This collection consists of a commonplace book (approximately 50 pages) compiled by Ann Greene after 1790, and an account of a 44-day voyage John Grew and his family took from Liverpool to Boston in the summer of 1795. The 22-page travel diary also includes an 8-page copy of a letter Mary Grew, John Grew's mother, wrote to her family in England upon her arrival in Boston.
Ann Greene's commonplace book has two parts: 33 pages of transcribed poetry (24 poems) begin at the front cover, and 15 additional pages of personal reflections and letter drafts begin at the back cover. Much of the poetry was originally written by British authors whose work circulated widely in the eighteenth century, such as James Boswell, James Thomson, William Cowper, and Elizabeth Singer Rowe. Greene occasionally recorded the volume and page from which she transcribed poems. The other portion of the volume contains personal resolutions about making good use of one's time, interspersed with light-hearted notes about beaux or friends.
The travel diary records the Grew family's emigration from Birmingham England, to Boston, Massachusetts, in 1795. Daily entries, written between May 23 and July 8, 1795, detail several aspects of the voyage, such as the weather, passing ships, maritime wildlife, and the ship's progress. The diarist also mentioned an instance when another vessel mistook their ship for a French privateer, and the effects of a tumultuous storm.

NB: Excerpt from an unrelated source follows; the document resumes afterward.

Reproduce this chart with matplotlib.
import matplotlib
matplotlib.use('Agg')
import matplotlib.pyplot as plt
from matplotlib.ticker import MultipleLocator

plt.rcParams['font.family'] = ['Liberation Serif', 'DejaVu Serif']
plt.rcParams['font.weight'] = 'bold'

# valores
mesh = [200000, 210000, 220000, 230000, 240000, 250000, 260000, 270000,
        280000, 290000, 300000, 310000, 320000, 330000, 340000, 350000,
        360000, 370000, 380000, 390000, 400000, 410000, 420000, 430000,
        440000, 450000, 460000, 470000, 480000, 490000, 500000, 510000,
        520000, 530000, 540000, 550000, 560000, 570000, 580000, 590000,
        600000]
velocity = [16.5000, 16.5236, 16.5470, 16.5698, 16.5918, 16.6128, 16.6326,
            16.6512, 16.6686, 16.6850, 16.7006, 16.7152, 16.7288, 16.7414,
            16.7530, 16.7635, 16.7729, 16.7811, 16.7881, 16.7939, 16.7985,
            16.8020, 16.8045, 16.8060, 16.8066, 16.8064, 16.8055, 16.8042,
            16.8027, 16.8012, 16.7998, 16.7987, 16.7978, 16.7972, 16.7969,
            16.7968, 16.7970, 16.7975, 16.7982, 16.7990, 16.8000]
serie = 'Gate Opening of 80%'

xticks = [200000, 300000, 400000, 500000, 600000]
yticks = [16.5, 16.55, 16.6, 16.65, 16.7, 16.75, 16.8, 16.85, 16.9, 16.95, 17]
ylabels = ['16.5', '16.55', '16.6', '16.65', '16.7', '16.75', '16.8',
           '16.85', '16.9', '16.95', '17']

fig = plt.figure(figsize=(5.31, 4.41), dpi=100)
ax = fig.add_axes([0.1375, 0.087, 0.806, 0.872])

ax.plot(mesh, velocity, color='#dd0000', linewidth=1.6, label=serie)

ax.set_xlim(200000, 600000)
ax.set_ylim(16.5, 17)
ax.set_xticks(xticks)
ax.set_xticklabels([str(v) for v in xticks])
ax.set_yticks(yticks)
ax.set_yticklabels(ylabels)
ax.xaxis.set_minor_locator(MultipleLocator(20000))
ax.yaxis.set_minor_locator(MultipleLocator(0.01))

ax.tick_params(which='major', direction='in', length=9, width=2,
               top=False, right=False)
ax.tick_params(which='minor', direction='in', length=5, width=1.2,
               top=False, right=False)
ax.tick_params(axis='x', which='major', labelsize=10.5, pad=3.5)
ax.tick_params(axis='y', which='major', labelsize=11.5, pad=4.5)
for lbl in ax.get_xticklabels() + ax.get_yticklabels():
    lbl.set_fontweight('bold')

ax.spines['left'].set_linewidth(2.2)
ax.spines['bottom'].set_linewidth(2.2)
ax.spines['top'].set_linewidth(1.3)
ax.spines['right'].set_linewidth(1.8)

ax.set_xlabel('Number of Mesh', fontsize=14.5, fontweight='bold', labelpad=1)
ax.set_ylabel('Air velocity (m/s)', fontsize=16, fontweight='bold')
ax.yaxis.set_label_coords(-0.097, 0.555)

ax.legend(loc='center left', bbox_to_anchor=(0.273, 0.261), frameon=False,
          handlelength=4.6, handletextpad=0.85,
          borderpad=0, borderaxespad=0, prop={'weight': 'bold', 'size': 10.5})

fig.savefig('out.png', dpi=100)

The final 8 pages contain a copy of a letter Mary Coltman Grew (1756-1834) wrote to her mother in England from Boston, Massachusetts (July 24, 1795). She detailed her initial impressions of the city and of local customs. Among other topics, she reflected on the climate, housing, servants, dress, food, and religious customs. She also related an anecdote about Benjamin Franklin, who reportedly distributed printed cards to strangers in order to preempt any inquiries about him.